The Hubble telescope has played a big role into understanding how the cosmos and the planets have been formed. Scientists draw different conclusions and learn something new each day, as they add a new piece to the puzzle of understanding the universe and the Milky Way, where the Earth is located.
According to scientists, stars and planets form from a cloud of dust and gas, found inside another larger cloud, named a nebula. All these particles are being found spread out in the universe and they are a result of the first massive explosion of matter, called the Big Bang.

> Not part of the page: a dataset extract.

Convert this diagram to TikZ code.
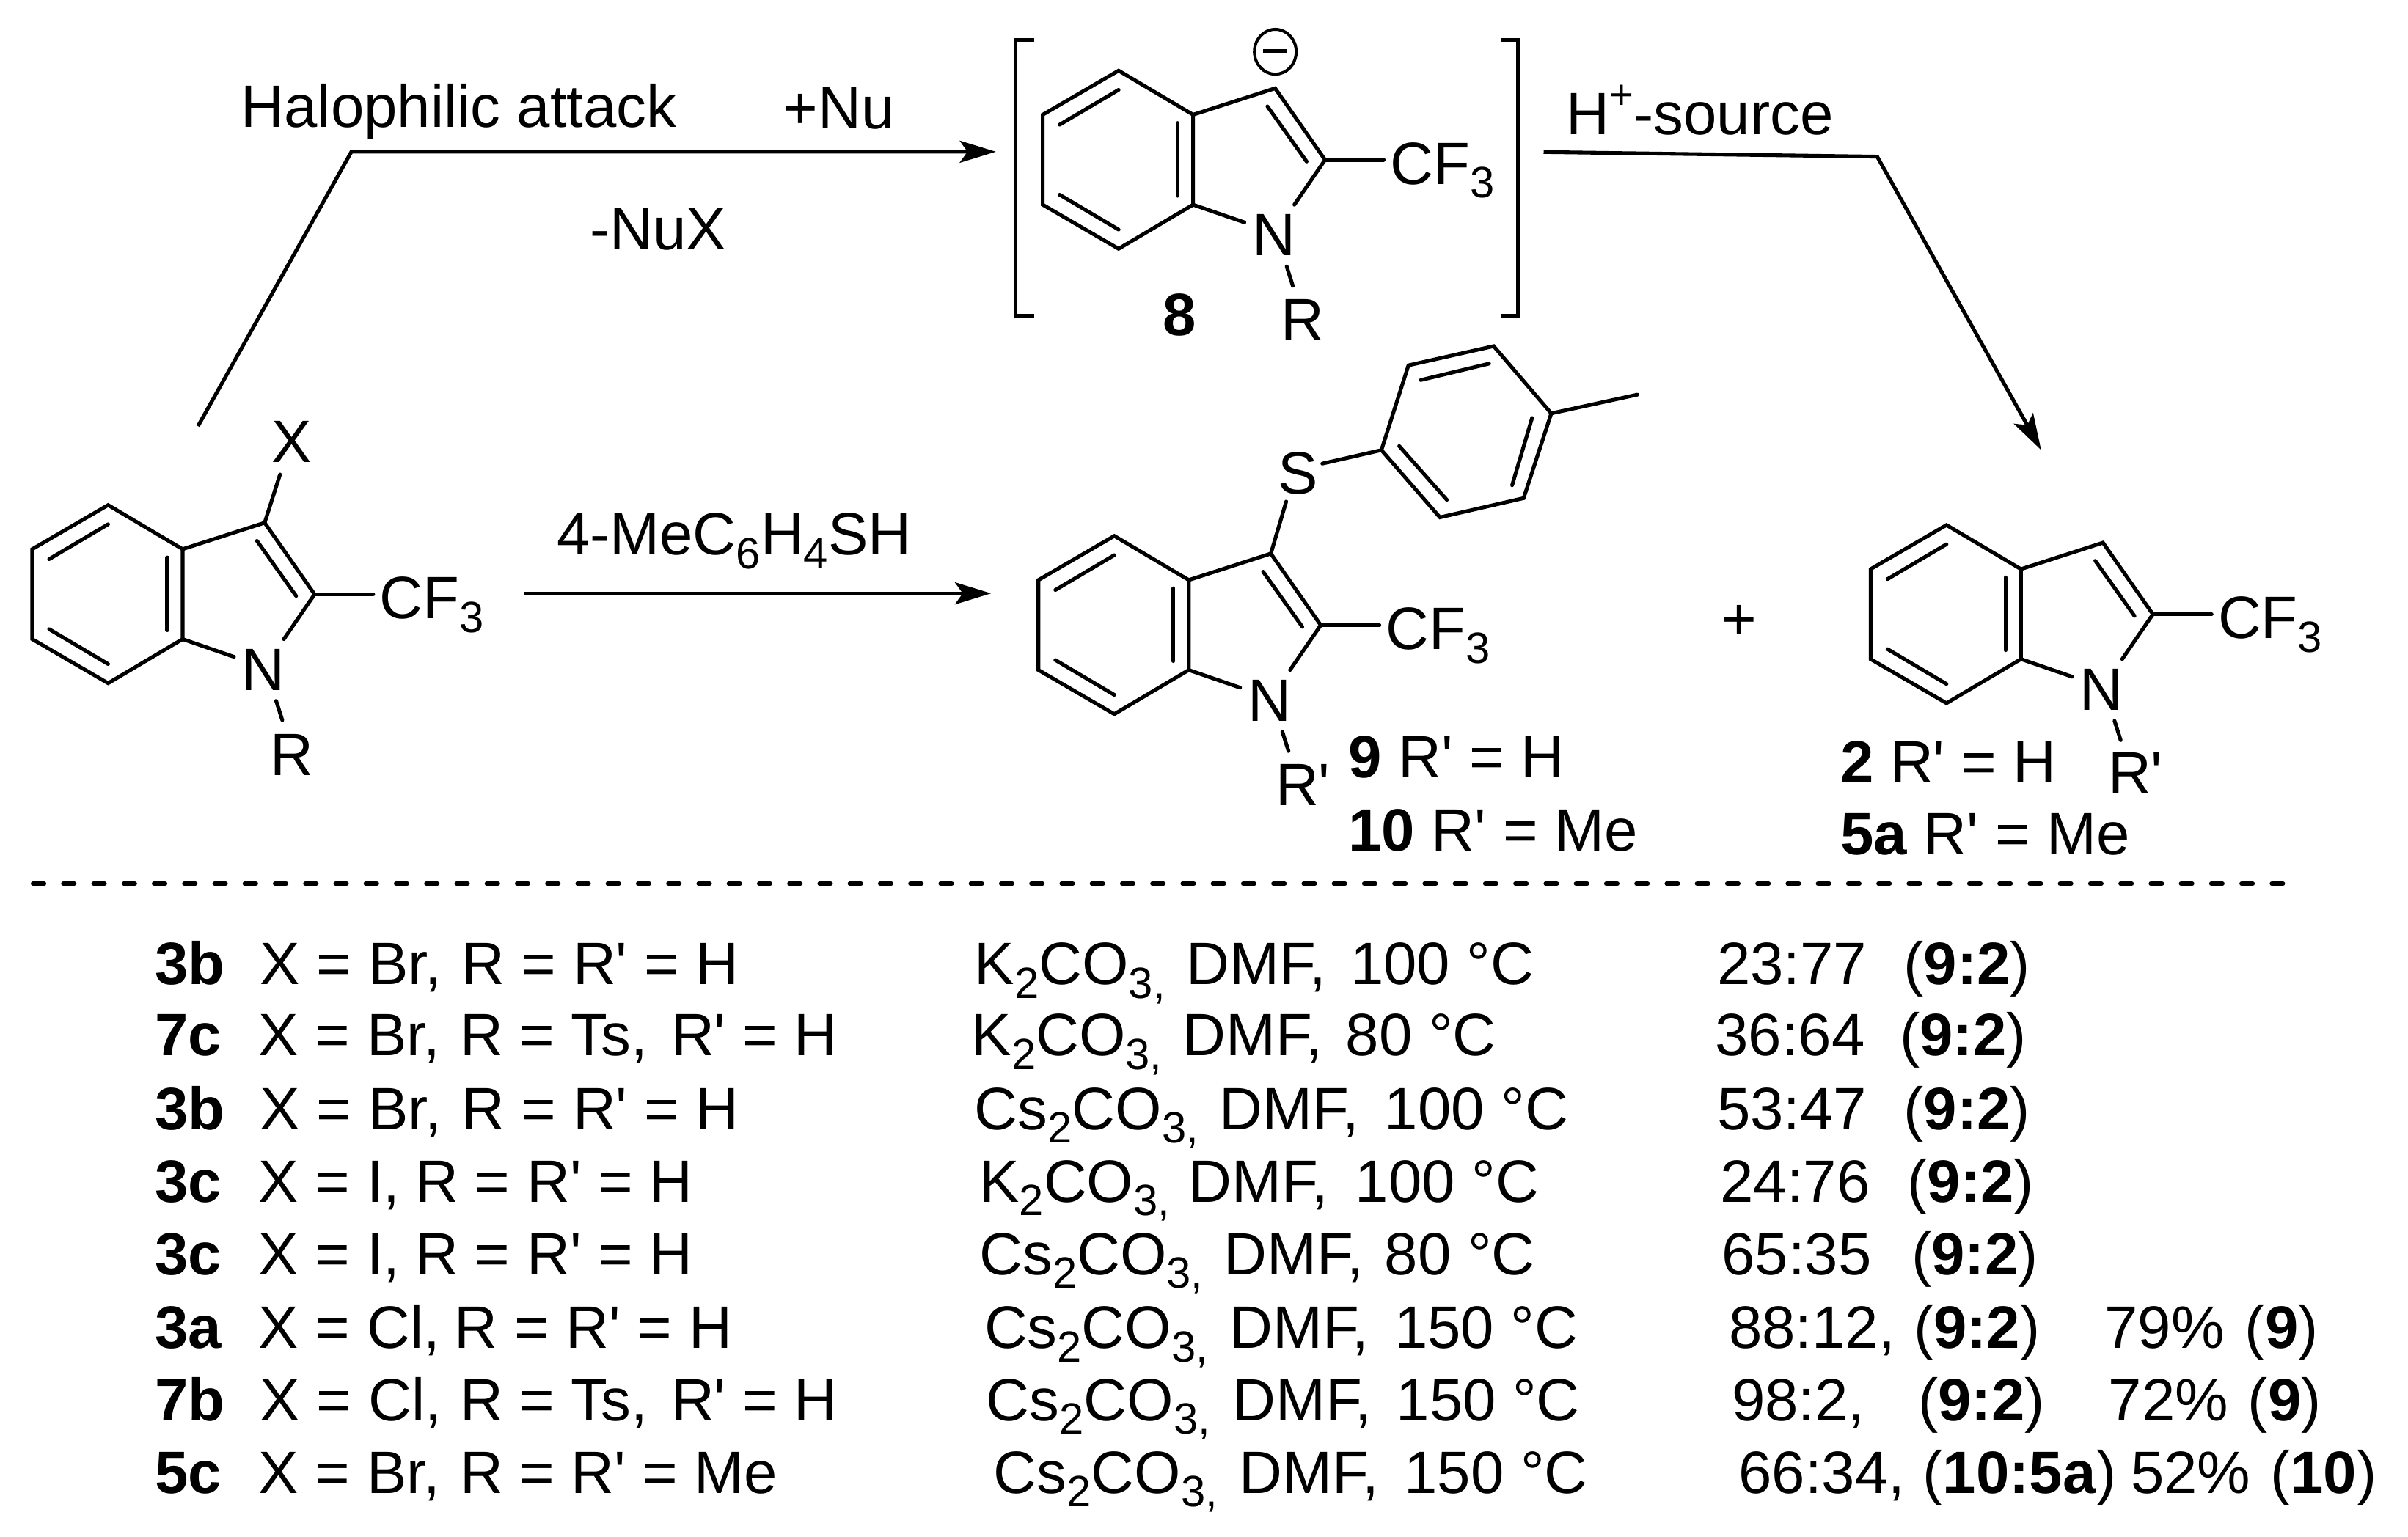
\documentclass[tikz,border=0pt]{standalone}
\usepackage{fontspec}
\setmainfont[Ligatures=TeXOff]{Liberation Sans}
\usetikzlibrary{arrows.meta,shapes.geometric}
\newcounter{tn}
\newcommand\subs[1]{\raisebox{-5.3pt}{\fontsize{17pt}{17pt}\selectfont #1}}
\newcommand\sups[1]{\raisebox{10pt}{\fontsize{16pt}{16pt}\selectfont #1}}
\tikzset{
  bond/.style={line width=1.45pt,line cap=round},
  rxn/.style={line width=1.45pt,-{Stealth[length=14pt,width=8.5pt,inset=3pt]}},
  lbl/.style={anchor=base west,inner sep=0pt,outer sep=0pt,font=\fontsize{23.2pt}{26pt}\selectfont},
  lblc/.style={lbl,anchor=base},
}
\newcommand\tx[3]{\stepcounter{tn}\node[lbl] (t\arabic{tn}) at (#1,#2) {#3};}
% indole skeleton: #1 name prefix, #2,#3 position of the top benzene atom
\newcommand\indole[3]{%
\begin{scope}[shift={(#2,#3)}]
  \coordinate (#1a) at (0,0);
  \coordinate (#1b) at (-49.4,28.7);
  \coordinate (#1c) at (-49.4,87.3);
  \coordinate (#1d) at (0,116);
  \coordinate (#1e) at (48.5,87.3);
  \coordinate (#1f) at (48.5,28.7);
  \coordinate (#1C3) at (101.9,11.5);
  \coordinate (#1C2) at (134.4,58.1);
  \coordinate (#1n1) at (81.9,98.8);
  \coordinate (#1n2) at (114.4,87.3);
  \coordinate (#1n3) at (109.4,127.5);
  \coordinate (#1n4) at (113.4,140.1);
  \coordinate (#1cf) at (172.6,58.1);
  \draw[bond] (#1a)--(#1b)--(#1c)--(#1d)--(#1e)--(#1f)--cycle;
  \draw[bond] (#1f)--(#1C3)--(#1C2)--(#1n2);
  \draw[bond] (#1e)--(#1n1);
  \draw[bond] (#1C2)--(#1cf);
  \draw[bond] (#1n3)--(#1n4);
  \draw[bond] (-38.4,35.2)--(0,12.5);
  \draw[bond] (-38.4,80.8)--(0,103.5);
  \draw[bond] (38.5,34.1)--(38.5,81.5);
  \draw[bond] (96.9,23.3)--(122.4,59.2);
  \node[lblc] (#1N) at (101,120.5) {N};
  \node[lbl] (#1CF) at (176.8,74) {CF\subs{3}};
\end{scope}}
\begin{document}
\begin{tikzpicture}[x=0.02094cm,y=-0.02094cm]
\fill[white] (0,0) rectangle (1567.8,1000.5);
\useasboundingbox (0,0) rectangle (1567.8,1000.5);

% molecules
\indole{A}{70.4}{328.9}
\indole{B}{728.3}{46}
\indole{C}{725.5}{349}
\indole{D}{1267.3}{341.9}

% starting material
\coordinate (Ax) at (182.3,309);
\draw[bond] (AC3)--(Ax);
\node[lblc] (AX) at (190,301) {X};
\node[lblc] (AR) at (190,505) {R};

% anion 8
\node[lblc] (BR) at (848,222) {R};
\node[lbl] (Blab) at (757,218.5) {\bfseries 8};
\node[draw,ellipse,line width=1.15pt,minimum width=16.2pt,minimum height=17.4pt,inner sep=0pt] (Bminus) at (830.3,33.7) {};
\coordinate (Bm1) at (822.3,33.4);
\coordinate (Bm2) at (838.2,33.4);
\draw[line width=1.4pt] (Bm1)--(Bm2);
\coordinate (Bl1) at (673.3,25.9);
\coordinate (Bl2) at (661.3,25.9);
\coordinate (Bl3) at (661.3,205.6);
\coordinate (Bl4) at (673.3,205.6);
\coordinate (Br1) at (977,25.9);
\coordinate (Br2) at (988.5,25.9);
\coordinate (Br3) at (988.5,205.6);
\coordinate (Br4) at (977,205.6);
\draw[bond,line cap=butt] (Bl1)--(Bl2)--(Bl3)--(Bl4);
\draw[bond,line cap=butt] (Br1)--(Br2)--(Br3)--(Br4);

% compound 9/10
\node[lblc] (CS) at (845,321.7) {S};
\coordinate (Cs1) at (837.4,326.6);
\draw[bond] (CC3)--(Cs1);
\coordinate (Cs2) at (860.9,301.9);
\coordinate (P1) at (899.4,293.1);
\coordinate (P2) at (917,237.9);
\coordinate (P3) at (972.5,225.4);
\coordinate (P4) at (1010,269.2);
\coordinate (P5) at (992,324.4);
\coordinate (P6) at (937.5,336.9);
\coordinate (Pme) at (1066,257);
\draw[bond] (Cs2)--(P1);
\draw[bond] (P1)--(P2)--(P3)--(P4)--(P5)--(P6)--cycle;
\draw[bond] (P4)--(Pme);
\draw[bond] (925,247.5)--(969.5,236.8);
\draw[bond] (997.5,272.2)--(984.5,316);
\draw[bond] (911,290.5)--(942,325.5);
\node[lbl] (CR) at (830.5,524.6) {R'};
\node[lbl] (Cl1) at (878,506.3) {\textbf{9} R' = H};
\node[lbl] (Cl2) at (878,554) {\textbf{10} R' = Me};

% plus
\node[lblc] (plus) at (1132.6,416.5) {+};

% compound 2/5a
\node[lbl] (DR) at (1372.5,517) {R'};
\node[lbl] (Dl1) at (1198.2,510) {\textbf{2} R' = H};
\node[lbl] (Dl2) at (1198.2,556.6) {\textbf{5a} R' = Me};

% arrows
\coordinate (a1) at (128.9,277.5);
\coordinate (a2) at (228.8,98.8);
\coordinate (a3) at (648.4,98.8);
\draw[rxn] (a1)--(a2)--(a3);
\coordinate (b1) at (341,386.4);
\coordinate (b2) at (645.3,386.4);
\draw[rxn] (b1)--(b2);
\coordinate (c1) at (1005,99);
\coordinate (c2) at (1222.2,102);
\coordinate (c3) at (1328.9,293);
\draw[rxn] (c1)--(c2)--(c3);

% arrow labels
\node[lbl] (h1) at (157,82.7) {Halophilic attack};
\node[lbl] (h2) at (510,83.7) {+Nu};
\node[lbl] (h3) at (384,162.8) {-NuX};
\node[lbl] (h4) at (362.5,361.2) {4-MeC\subs{6}H\subs{4}SH};
\node[lbl] (h5) at (1020,87.6) {H\sups{+}-source};

% dashed separator
\coordinate (d1) at (21.5,575.5);
\coordinate (d2) at (1487,575.5);
\draw[line width=1.7pt,line cap=round,dash pattern=on 4.3pt off 7.433pt] (d1)--(d2);

% table
\newcommand\KCO{K\subs{2}CO\subs{3,}}
\newcommand\CsCO{Cs\subs{2}CO\subs{3,}}
\newcommand\pr[1]{(\textbf{#1})}
% row 1
\tx{101}{641.3}{\bfseries 3b}\tx{169.5}{641.3}{X = Br,}\tx{300.5}{641.3}{R = R' = H}
\tx{634.6}{641.3}{\KCO}\tx{772.6}{641.3}{DMF,}\tx{879.3}{641.3}{100 °C}
\tx{1118}{641.3}{23:77}\tx{1239.6}{641.3}{\pr{9:2}}
% row 2
\tx{101}{687.6}{\bfseries 7c}\tx{168.5}{687.6}{X = Br,}\tx{299.5}{687.6}{R = Ts,}\tx{437}{687.6}{R' = H}
\tx{632.6}{687.6}{\KCO}\tx{770}{687.6}{DMF,}\tx{876.2}{687.6}{80 °C}
\tx{1116.7}{687.6}{36:64}\tx{1237}{687.6}{\pr{9:2}}
% row 3
\tx{101}{735.5}{\bfseries 3b}\tx{169.5}{735.5}{X = Br,}\tx{300.5}{735.5}{R = R' = H}
\tx{634.6}{735.5}{\CsCO}\tx{794}{735.5}{DMF,}\tx{901.5}{735.5}{100 °C}
\tx{1118}{735.5}{53:47}\tx{1239.6}{735.5}{\pr{9:2}}
% row 4
\tx{101}{782.8}{\bfseries 3c}\tx{168.5}{782.8}{X = I,}\tx{270.5}{782.8}{R = R' = H}
\tx{637.7}{782.8}{\KCO}\tx{774}{782.8}{DMF,}\tx{882.5}{782.8}{100 °C}
\tx{1120}{782.8}{24:76}\tx{1242}{782.8}{\pr{9:2}}
% row 5
\tx{101}{830}{\bfseries 3c}\tx{168.5}{830}{X = I,}\tx{270.5}{830}{R = R' = H}
\tx{637.7}{830}{\CsCO}\tx{797}{830}{DMF,}\tx{901.5}{830}{80 °C}
\tx{1121}{830}{65:35}\tx{1244.7}{830}{\pr{9:2}}
% row 6
\tx{101}{878}{\bfseries 3a}\tx{168.5}{878}{X = Cl,}\tx{296}{878}{R = R' = H}
\tx{640.9}{878}{\CsCO}\tx{800.5}{878}{DMF,}\tx{907.9}{878}{150 °C}
\tx{1125.6}{878}{88:12,}\tx{1246}{878}{\pr{9:2}}\tx{1370.3}{878}{79\%}\tx{1461.7}{878}{\pr{9}}
% row 7
\tx{101}{925}{\bfseries 7b}\tx{169.5}{925}{X = Cl,}\tx{299.5}{925}{R = Ts,}\tx{437}{925}{R' = H}
\tx{642.2}{925}{\CsCO}\tx{802.4}{925}{DMF,}\tx{909.1}{925}{150 °C}
\tx{1127.5}{925}{98:2,}\tx{1249}{925}{\pr{9:2}}\tx{1372.8}{925}{72\%}\tx{1463.6}{925}{\pr{9}}
% row 8
\tx{101}{972.3}{\bfseries 5c}\tx{168.5}{972.3}{X = Br,}\tx{299.5}{972.3}{R = R' = Me}
\tx{647}{972.3}{\CsCO}\tx{807}{972.3}{DMF,}\tx{914.2}{972.3}{150 °C}
\tx{1132}{972.3}{66:34,}\tx{1252}{972.3}{\pr{10:5a}}\tx{1387.4}{972.3}{52\%}\tx{1478.2}{972.3}{\pr{10}}
\end{tikzpicture}
\end{document}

Ad gravitational fields start to pull these elements in the centre of the cloud of matter, it makes it collapse inside itself, thus making the matter compress, increase in density and turn hotter. This is how the core of a planet forms, thus becoming the hot centre of any newly born heavenly body.
After the matter collapses, gets denser, and it starts to increase its size, the cloud of matter begins to have its own motion, and turns in a certain direction. Its spin direction and algorithm sets out the final shape of the planet. It will get flat, as a disk, or thinner in case it starts to spin. These shapes are called protoplanetary or circumstellar disks. As these small balls or disks of matters start to travel in the universe, they tend to attract the matter around them, thus growing in size. The longer, faster and further such a small objects travels, the bigger the newly born planet becomes.
As it increases in size, it starts to pull out bigger objects into its trajectory, that cannot be integrated into its mass. These are what scientists call moons or satellites, orbiting naturally around a planet, being pulled by its gravitational field, but strong and big enough to avoid being absorbed into the planet’s mass.